Seus apontamentos foram tomados ao acaso, sem nenhuma ordem, mas preciosos para os estudiosos. Gélio soube escolher o que redigir, sendo sua obra um repositório de informações curiosas sobre um vasto campo do conhecimento humano.
Por outro lado, Gélio não é um mero compilador, pois julga, aprecia, raciocina e possui belas ideias pessoais, revelando-se um intelectual de gosto refinado.
Que coisa mais linda , adorei,texto perfeito.
Que privilegio ser amigo e receber estas perolas desse iluminado Francisco Jose dos Santos Braga que conheço desde nossos tempos do Batalhão Tiradentes.
Muito obrigado , um bom fim de semana com abraços na família.
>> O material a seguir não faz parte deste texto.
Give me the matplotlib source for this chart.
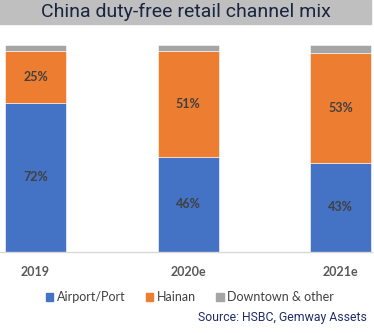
import matplotlib
matplotlib.use('Agg')
import matplotlib.pyplot as plt
import numpy as np
from matplotlib.patches import Patch

years = ['2019', '2020e', '2021e']
airport = [72, 46, 43]
hainan = [25, 51, 53]
downtown = [3, 3, 4]
series_names = ['Airport/Port', 'Hainan', 'Downtown & other']
colors = ['#4472C4', '#ED7D31', '#A5A5A5']

narrow = ['Roboto', 'DejaVu Sans']
body = ['Lato', 'DejaVu Sans']

fig = plt.figure(figsize=(3.74, 3.33), dpi=100)
ax = fig.add_axes([0, (333 - 252) / 333, 372 / 374, (252 - 45) / 333])

x = np.arange(len(years))
w = 0.4
bottom = np.zeros(len(years))
for vals, c in zip([airport, hainan, downtown], colors):
    ax.bar(x, vals, w, bottom=bottom, color=c, edgecolor='white', linewidth=0.4)
    for xi, b, v in zip(x, bottom, vals):
        if v >= 10:
            ax.text(xi, b + v / 2, f'{v}%', ha='center', va='center',
                    fontsize=9, fontweight='bold', color='#404040', family=body)
    bottom += np.array(vals)

ax.set_xlim(-35.5 / 152.5, (372 - 35.5) / 152.5)
ax.set_ylim(0, 100)
for s in ['top', 'right', 'left']:
    ax.spines[s].set_visible(False)
ax.spines['bottom'].set_color('#D9D9D9')
ax.spines['bottom'].set_linewidth(1)
ax.set_yticks([])
ax.set_xticks(x)
ax.set_xticklabels(years, fontsize=9, fontweight='bold', color='#595959', family=body)
ax.tick_params(axis='x', length=0, pad=10)

# title band
fig.patches.append(plt.Rectangle((0, 1 - 24 / 333), 371 / 374, 24 / 333,
                                 transform=fig.transFigure, color='#BFBFBF', zorder=0))
fig.text(186 / 374, 1 - 12 / 333, 'China duty-free retail channel mix', ha='center', va='center',
         fontsize=14, color='#1A2540', family=narrow)

handles = [Patch(color=c) for c in colors]
fig.legend(handles, series_names, loc='center', bbox_to_anchor=(190 / 374, 1 - 297 / 333),
           ncol=3, frameon=False, handlelength=0.6, handleheight=0.6, handletextpad=0.3,
           columnspacing=1.6, prop={'family': body, 'size': 9}, labelcolor='#404040')

fig.text(367 / 374, 1 - 318 / 333, 'Source: HSBC, Gemway Assets', ha='right', va='center',
         fontsize=8.8, color='#1F2D6A', family=narrow)

fig.savefig('out.png', dpi=100)
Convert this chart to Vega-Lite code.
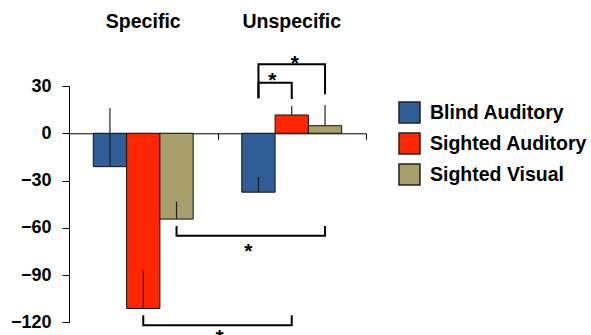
{
  "$schema": "https://vega.github.io/schema/vega-lite/v6.json",
  "autosize": "none",
  "width": 297,
  "height": 236.3,
  "padding": {"left": 69, "top": 86, "right": 225, "bottom": 12.7},
  "config": {
    "view": {"stroke": null},
    "font": "Liberation Sans"
  },
  "datasets": {
    "bars": [
      {"condition": "Specific", "group": "Blind Auditory", "value": -21.2, "err_end": 16},
      {"condition": "Specific", "group": "Sighted Auditory", "value": -111.2, "err_end": -87},
      {"condition": "Specific", "group": "Sighted Visual", "value": -54.5, "err_end": -43.4},
      {"condition": "Unspecific", "group": "Blind Auditory", "value": -37.4, "err_end": -27.9},
      {"condition": "Unspecific", "group": "Sighted Auditory", "value": 11.6, "err_end": 17.3},
      {"condition": "Unspecific", "group": "Sighted Visual", "value": 4.8, "err_end": 18}
    ],
    "brackets": [
      {"id": "B1", "condition": "Specific", "group": "Sighted Auditory", "k": 0, "y": -115.5},
      {"id": "B1", "condition": "Specific", "group": "Sighted Auditory", "k": 1, "y": -121.8},
      {"id": "B1", "condition": "Unspecific", "group": "Sighted Auditory", "k": 2, "y": -121.8},
      {"id": "B1", "condition": "Unspecific", "group": "Sighted Auditory", "k": 3, "y": -115.5},
      {"id": "B2", "condition": "Specific", "group": "Sighted Visual", "k": 0, "y": -58.8},
      {"id": "B2", "condition": "Specific", "group": "Sighted Visual", "k": 1, "y": -65.1},
      {"id": "B2", "condition": "Unspecific", "group": "Sighted Visual", "k": 2, "y": -65.1},
      {"id": "B2", "condition": "Unspecific", "group": "Sighted Visual", "k": 3, "y": -58.8},
      {"id": "B3", "condition": "Unspecific", "group": "Blind Auditory", "k": 0, "y": 22.2},
      {"id": "B3", "condition": "Unspecific", "group": "Blind Auditory", "k": 1, "y": 32.1},
      {"id": "B3", "condition": "Unspecific", "group": "Sighted Auditory", "k": 2, "y": 32.1},
      {"id": "B3", "condition": "Unspecific", "group": "Sighted Auditory", "k": 3, "y": 21.8},
      {"id": "B4", "condition": "Unspecific", "group": "Blind Auditory", "k": 0, "y": 22.2},
      {"id": "B4", "condition": "Unspecific", "group": "Blind Auditory", "k": 1, "y": 43.8},
      {"id": "B4", "condition": "Unspecific", "group": "Sighted Visual", "k": 2, "y": 43.8},
      {"id": "B4", "condition": "Unspecific", "group": "Sighted Visual", "k": 3, "y": 24.7}
    ]
  },
  "layer": [
    {
      "data": {"name": "bars"},
      "mark": {"type": "bar", "stroke": "#111111", "strokeWidth": 1},
      "encoding": {
        "x": {
          "field": "condition", "type": "nominal",
          "scale": {"domain": ["Specific", "Unspecific"], "paddingInner": 0, "paddingOuter": 0},
          "axis": {
            "orient": "bottom", "offset": -189, "labels": false, "title": null,
            "domain": true, "domainColor": "#000000", "domainWidth": 1,
            "ticks": true, "tickBand": "extent", "tickSize": 6, "tickColor": "#000000", "tickWidth": 1,
            "grid": false
          }
        },
        "xOffset": {
          "field": "group", "type": "nominal",
          "scale": {"domain": ["Blind Auditory", "Sighted Auditory", "Sighted Visual"], "paddingInner": 0, "paddingOuter": 0.73}
        },
        "y": {
          "field": "value", "type": "quantitative",
          "scale": {"domain": [-120, 30], "nice": false, "zero": false},
          "axis": {
            "values": [-120, -90, -60, -30, 0, 30], "title": null, "grid": false,
            "labelFont": "Liberation Sans", "labelFontWeight": "bold", "labelFontSize": 18, "labelColor": "#000000",
            "labelPadding": 11, "tickSize": 7, "tickColor": "#000000", "tickWidth": 1,
            "domainColor": "#000000", "domainWidth": 1
          }
        },
        "color": {
          "field": "group", "type": "nominal",
          "scale": {"domain": ["Blind Auditory", "Sighted Auditory", "Sighted Visual"], "range": ["#2E5E95", "#FF2600", "#A99F6C"]},
          "legend": {
            "title": null, "orient": "none", "legendX": 329, "legendY": 15, "padding": 0,
            "symbolType": "square", "symbolSize": 441, "symbolStrokeColor": "#222222", "symbolStrokeWidth": 1.5,
            "symbolOpacity": 1,
            "labelFont": "Liberation Sans", "labelFontWeight": "bold", "labelFontSize": 19.5, "labelColor": "#000000",
            "labelOffset": 9, "rowPadding": 4
          }
        }
      }
    },
    {
      "data": {"name": "bars"},
      "mark": {"type": "rule", "color": "#222222", "strokeWidth": 1.2},
      "encoding": {
        "x": {"field": "condition", "type": "nominal"},
        "xOffset": {"field": "group", "type": "nominal"},
        "y": {"field": "value", "type": "quantitative"},
        "y2": {"field": "err_end"}
      }
    },
    {
      "data": {"name": "brackets"},
      "mark": {"type": "line", "color": "#000000", "strokeWidth": 2},
      "encoding": {
        "x": {"field": "condition", "type": "nominal"},
        "xOffset": {"field": "group", "type": "nominal"},
        "y": {"field": "y", "type": "quantitative"},
        "detail": {"field": "id", "type": "nominal"},
        "order": {"field": "k", "type": "quantitative"}
      }
    },
    {
      "data": {"values": [{"condition": "Unspecific", "y": -133.8}]},
      "mark": {"type": "text", "text": "*", "fontSize": 21, "fontWeight": "bold", "baseline": "alphabetic", "dx": 2, "color": "#000000"},
      "encoding": {
        "x": {"field": "condition", "type": "nominal", "bandPosition": 0},
        "y": {"field": "y", "type": "quantitative"}
      }
    },
    {
      "data": {"values": [{"condition": "Unspecific", "group": "Blind Auditory", "y": -78.9}]},
      "mark": {"type": "text", "text": "*", "fontSize": 21, "fontWeight": "bold", "baseline": "alphabetic", "dx": -10, "color": "#000000"},
      "encoding": {
        "x": {"field": "condition", "type": "nominal"},
        "xOffset": {"field": "group", "type": "nominal"},
        "y": {"field": "y", "type": "quantitative"}
      }
    },
    {
      "data": {"values": [{"condition": "Unspecific", "group": "Blind Auditory", "y": 29.6}]},
      "mark": {"type": "text", "text": "*", "fontSize": 21, "fontWeight": "bold", "baseline": "alphabetic", "dx": 14, "color": "#000000"},
      "encoding": {
        "x": {"field": "condition", "type": "nominal"},
        "xOffset": {"field": "group", "type": "nominal"},
        "y": {"field": "y", "type": "quantitative"}
      }
    },
    {
      "data": {"values": [{"condition": "Unspecific", "group": "Sighted Auditory", "y": 40.2}]},
      "mark": {"type": "text", "text": "*", "fontSize": 21, "fontWeight": "bold", "baseline": "alphabetic", "dx": 3, "color": "#000000"},
      "encoding": {
        "x": {"field": "condition", "type": "nominal"},
        "xOffset": {"field": "group", "type": "nominal"},
        "y": {"field": "y", "type": "quantitative"}
      }
    },
    {
      "data": {"values": [{"condition": "Specific"}, {"condition": "Unspecific"}]},
      "mark": {"type": "text", "fontSize": 19.5, "fontWeight": "bold", "baseline": "alphabetic", "color": "#000000", "font": "Liberation Sans"},
      "encoding": {
        "x": {"field": "condition", "type": "nominal"},
        "y": {"datum": 66.7},
        "text": {"field": "condition"}
      }
    }
  ]
}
Com admiração , seu amigo ,
Ray Pinheiro - Brasília - DF.
Meu prezado amigo FJSBRAGA, vc sempre me surpreende com seu extraordinário conhecimento.
Parabéns.
Lucio Flávio
Grato, Amigo.
E agora melhor, com letras maiores, tornando fácil a leitura.
Benedito Franco
De filósofa, Marilena Chauí nem a barba tem...
Caro Braga
Um belo trabalho!
Aulo Gelio e suas Noites Áticas.
Sua primorosa descrição cativou-nos, mostrando a excelência de sua manifestação literária.
Parabéns, mais uma vez.
Aproveito para comunicar que transmiti a presidência da Academia de Letras de Brasília ao acadêmico Tarcízio Dinoá Medeiros, culto confrade.
Receba o meu fraternal abraço.
Cordialmente
José Carlos Gentili
Caro amigo Braga
Como é bom desfrutar de seus refinados conhecimentos, tal como o ilustre amigo vem demonstrando em seus escritos no “Blog do Braga”, que sempre leio com muita atenção.
Parabéns por mais essa interessante tradução, desta feita de Aulo Gélio, através de um texto que prende o leitor desde o início. Agradeço pelo envio.
Um bom final de semana. Abraços,
Do amigo Mario.
Prezado Braga,
Muito obrigada por compartilhar essa verdadeira aula sobre a Roma éternelle. Uma leitura grandiosa, enriquecedora.
Parabéns, milhões de vezes.
Um abraço cordial
Marlene
Caro Braga,
agradeço o envio e pergunto se podemos eventualmente publicar seus textos na imprensa local.
Att.
Marcos Cotrim de Barcellos
Grato pelo envio da preciosa tradução. Fernando Teixeira
Lido e apreciado.
Abraço agradecido de
Anderson
Prezado Francisco, um bom texto para nos fazer refletir sobre o peso da barba na composição da personalidade ou da aparência. Ficou ainda mais pesado carregar a minha, companheira de mais de meio século: não consigo me pensar sem ela.